I have seen the movie twice and cannot make up my mind either or indeed if it is more about a third topic - about communication between humans and with aliens.
The lead character played by Amy Adams is a linguist. We learn early on she is familiar with Portuguese, Farsi, Sanskrit and the movie weaves in trivia like Urdu is written from right to left.
So, what does that have to do with STEM?
To start with the movie is adapted from Story of Your Life, a short story by Ted Chiang. In linguistics, it's known as the Sapir-Whorf hypothesis, “or as Chiang puts it in the film's production notes "the idea that the language you speak determines how you perceive the world and even what kinds of thoughts you can have." It may even determine how your brain is wired. (As an aside, it is incredible that a short story has been adapted into such a visually dense movie, and with other references to Fermat’s Principle of Least Time and Bayes’ Theorem excised so the movie did not confuse the audience even more.)

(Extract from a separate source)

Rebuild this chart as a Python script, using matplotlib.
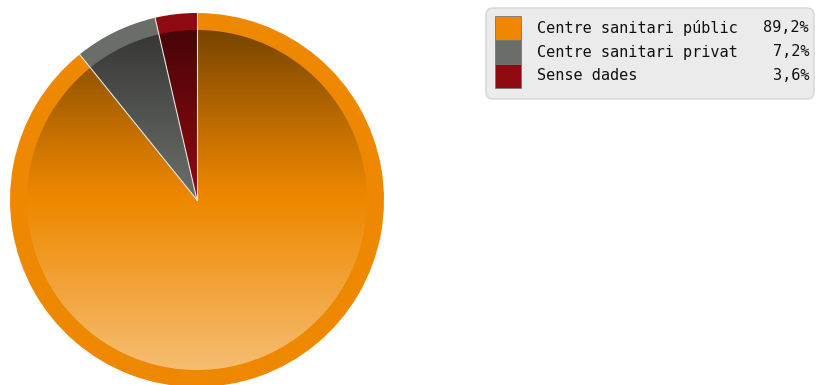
import numpy as np
import matplotlib.pyplot as plt
from matplotlib.patches import FancyBboxPatch, Circle

labels = ["Centre sanitari públic", "Centre sanitari privat", "Sense dades"]
values = [89.2, 7.2, 3.6]
pct_text = ["89,2%", "7,2%", "3,6%"]
colors = ["#EE8800", "#6B6D68", "#8E0A10"]

W, H = 816, 385
fig = plt.figure(figsize=(W / 100, H / 100), dpi=100)
ax = fig.add_axes([0, 0, 1, 1])

cx, cy = 197, H - 200
R, r = 187, 170

# outer rim (flat colours)
ax.pie(values, colors=colors, startangle=90, counterclock=False,
       center=(cx, cy), radius=R, frame=True,
       wedgeprops=dict(linewidth=0))
# inner part
ax.pie(values, colors=colors, startangle=90, counterclock=False,
       center=(cx, cy), radius=r, frame=True,
       wedgeprops=dict(linewidth=0))
ax.set_xlim(0, W)
ax.set_ylim(0, H)
ax.set_aspect("equal")
ax.axis("off")

# vertical shading over inner part: dark on top, light at bottom
n = 400
ys = np.linspace(cy + r, cy - r, n)
grad = np.zeros((n, 1, 4))
top = ys >= cy
t_top = (ys[top] - cy) / r
grad[top, 0, :3] = 0.0
grad[top, 0, 3] = 0.5 * t_top ** 1.1
t_bot = (cy - ys[~top]) / r
grad[~top, 0, :3] = 1.0
grad[~top, 0, 3] = 0.45 * t_bot
im = ax.imshow(grad, extent=(cx - r, cx + r, cy - r, cy + r),
               aspect="auto", zorder=3, interpolation="bilinear")
im.set_clip_path(Circle((cx, cy), r, transform=ax.transData))
ax.set_xlim(0, W)
ax.set_ylim(0, H)

# separators between slices
ang = 90 - np.cumsum([0] + values) / 100 * 360
for a in ang[:-1]:
    th = np.deg2rad(a)
    ax.plot([cx, cx + R * np.cos(th)], [cy, cy + R * np.sin(th)],
            color="#e6e6e6", lw=0.8, zorder=4)

# legend
box = FancyBboxPatch((486, H - 99), 328, 91,
                     boxstyle="round,pad=0,rounding_size=7",
                     fc="#EBEBEB", ec="#D4D4D4", lw=1, zorder=5)
ax.add_patch(box)
for i, (lab, pc, col) in enumerate(zip(labels, pct_text, colors)):
    yc = H - (28 + i * 24)
    ax.add_patch(plt.Rectangle((495, yc - 12), 26, 24, fc=col,
                               ec="#777777", lw=0.6, zorder=6))
    ax.text(537, yc, lab, fontsize=11, va="center", ha="left",
            family="DejaVu Sans Mono", color="#111111", zorder=6)
    ax.text(809, yc, pc, fontsize=11, va="center", ha="right",
            family="DejaVu Sans Mono", color="#111111", zorder=6)

fig.savefig("out.png", dpi=100)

And then there is the logogram language of the aliens. As Wired reports “The aliens regard time as non-linear, and the language needed to reflect that. But consultations with linguists and graphic designers kept leading to fictional alphabets that Vermette says hewed too closely to familiar systems like hieroglyphics, or code. It felt too human. Then one night, Vermette’s wife, artist Martine Bertrand, offered to sketch some ideas. The next morning, Vermette came downstairs to find 15 inky logograms on the kitchen table. “I said, ‘eureka.'””
Finally, here is repeated use of 12 – the symbol of cosmic order, as in 12 signs of the Zodiac, 12 year cycle in Asia. 12 spaceships show up in the movie, and there is science which tries to decode their landing sites. Jeremy Renner who plays a theoretical physicist uses gobs of computing power to analyze the alien logos into 12 sectors.

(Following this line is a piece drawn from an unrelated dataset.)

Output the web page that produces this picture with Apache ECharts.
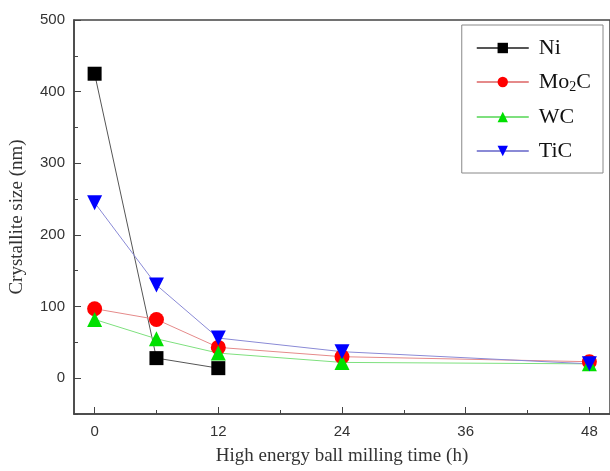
<!DOCTYPE html>
<html>
<head>
<meta charset="utf-8">
<script src="https://cdn.jsdelivr.net/npm/echarts@6/dist/echarts.min.js"></script>
<style>
  html, body { margin: 0; padding: 0; background: #fff; }
  #chart { width: 610px; height: 471px; }
</style>
</head>
<body>
<div id="chart"></div>
<script>
// milling time (h)
const timeNi = [0, 6, 12];
const timeAll = [0, 6, 12, 24, 48];
// crystallite size (nm)
const ni = [425, 28, 14];
const mo2c = [97, 82, 43, 30, 23];
const wc = [82, 55, 35, 22, 20];
const tic = [245, 130, 56, 37, 20];

const xMajor = [0, 12, 24, 36, 48];
const xMinor = [6, 18, 30, 42];
const yMajor = [0, 100, 200, 300, 400, 500];
const yMinor = [-50, 50, 150, 250, 350, 450];

const serif = '"Liberation Serif", "Times New Roman", serif';
const sans = '"Liberation Sans", Arial, sans-serif';
const axisColor = '#444';

function pairs(xs, ys) {
  return xs.map(function (x, i) { return [x, ys[i]]; });
}

function mkSeries(name, xs, ys, lineColor, markColor, symbol, size) {
  return {
    name: name,
    type: 'line',
    data: pairs(xs, ys),
    symbol: symbol,
    symbolSize: size,
    lineStyle: { color: lineColor, width: 1 },
    itemStyle: { color: markColor },
    emphasis: { disabled: true },
    z: 3
  };
}

const xBase = {
  type: 'value',
  min: -2,
  max: 50,
  splitLine: { show: false }
};
const yBase = {
  type: 'value',
  min: -50,
  max: 500,
  splitLine: { show: false }
};

const chart = echarts.init(document.getElementById('chart'));
chart.setOption({
  animation: false,
  grid: {
    left: 73,
    top: 20,
    right: -2,
    bottom: 57,
    show: true,
    borderColor: axisColor,
    borderWidth: 1.5
  },
  legend: {
    right: 7,
    top: 25,
    orient: 'vertical',
    itemWidth: 52,
    itemHeight: 13,
    itemGap: 12,
    padding: [12, 12, 11, 14],
    borderColor: '#888',
    borderWidth: 1,
    backgroundColor: '#fff',
    textStyle: {
      fontFamily: serif,
      fontSize: 22,
      color: '#111',
      padding: [0, 0, 0, 5],
      rich: {
        a: { fontFamily: serif, fontSize: 22, color: '#111', lineHeight: 24, verticalAlign: 'middle' },
        sub: { fontFamily: serif, fontSize: 14, color: '#111', lineHeight: 12, verticalAlign: 'bottom' }
      }
    },
    formatter: function (name) {
      return name === 'Mo2C' ? '{a|Mo}{sub|2}{a|C}' : '{a|' + name + '}';
    },
    data: ['Ni', 'Mo2C', 'WC', 'TiC']
  },
  xAxis: [
    Object.assign({}, xBase, {
      name: 'High energy ball milling time (h)',
      nameLocation: 'middle',
      nameGap: 33,
      nameTextStyle: { fontFamily: serif, fontSize: 19, color: '#333' },
      axisLine: { show: true, onZero: false, lineStyle: { color: axisColor, width: 1.5 } },
      axisTick: { show: true, inside: true, length: 7, customValues: xMajor, lineStyle: { color: axisColor } },
      axisLabel: { customValues: xMajor, fontFamily: sans, fontSize: 15, color: '#333', margin: 10 }
    }),
    Object.assign({}, xBase, {
      position: 'bottom',
      axisLine: { show: false, onZero: false },
      axisTick: { show: true, inside: true, length: 4, customValues: xMinor, lineStyle: { color: axisColor } },
      axisLabel: { show: false }
    })
  ],
  yAxis: [
    Object.assign({}, yBase, {
      name: 'Crystallite size (nm)',
      nameLocation: 'middle',
      nameGap: 47,
      nameTextStyle: { fontFamily: serif, fontSize: 19, color: '#333' },
      axisLine: { show: true, onZero: false, lineStyle: { color: axisColor, width: 1.5 } },
      axisTick: { show: true, inside: true, length: 7, customValues: yMajor, lineStyle: { color: axisColor } },
      axisLabel: { customValues: yMajor, fontFamily: sans, fontSize: 15, color: '#333', margin: 9 }
    }),
    Object.assign({}, yBase, {
      position: 'left',
      axisLine: { show: false, onZero: false },
      axisTick: { show: true, inside: true, length: 4, customValues: yMinor, lineStyle: { color: axisColor } },
      axisLabel: { show: false }
    })
  ],
  series: [
    mkSeries('Ni', timeNi, ni, '#555', '#000', 'rect', 14),
    mkSeries('Mo2C', timeAll, mo2c, '#e58a8a', '#ff0000', 'circle', 15),
    mkSeries('WC', timeAll, wc, '#7ee07e', '#00e000', 'triangle', 15),
    mkSeries('TiC', timeAll, tic, '#8a8ad6', '#0000ff', 'path://M0,0 L10,0 L5,9 Z', 15)
  ]
});
</script>
</body>
</html>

The non-linear time dimension in the movie is tough to get your head around. Very few of the alien logograms are actually translated into English sub-titles in the movie. Finally, bringing out the human elements which actually dominate the movie, pose an interesting challenge. As Jeremy Renner explains
“How I deal with, like, zeroes and ones, and [makes a sound like a chattering computer, or maybe an old dot matrix printer] and all these really unemotional, scientific things? How do we make this guy a human?”
It is a fascinating movie. Go see it – maybe 2-3 times to finally get your head and heart around all the nuances.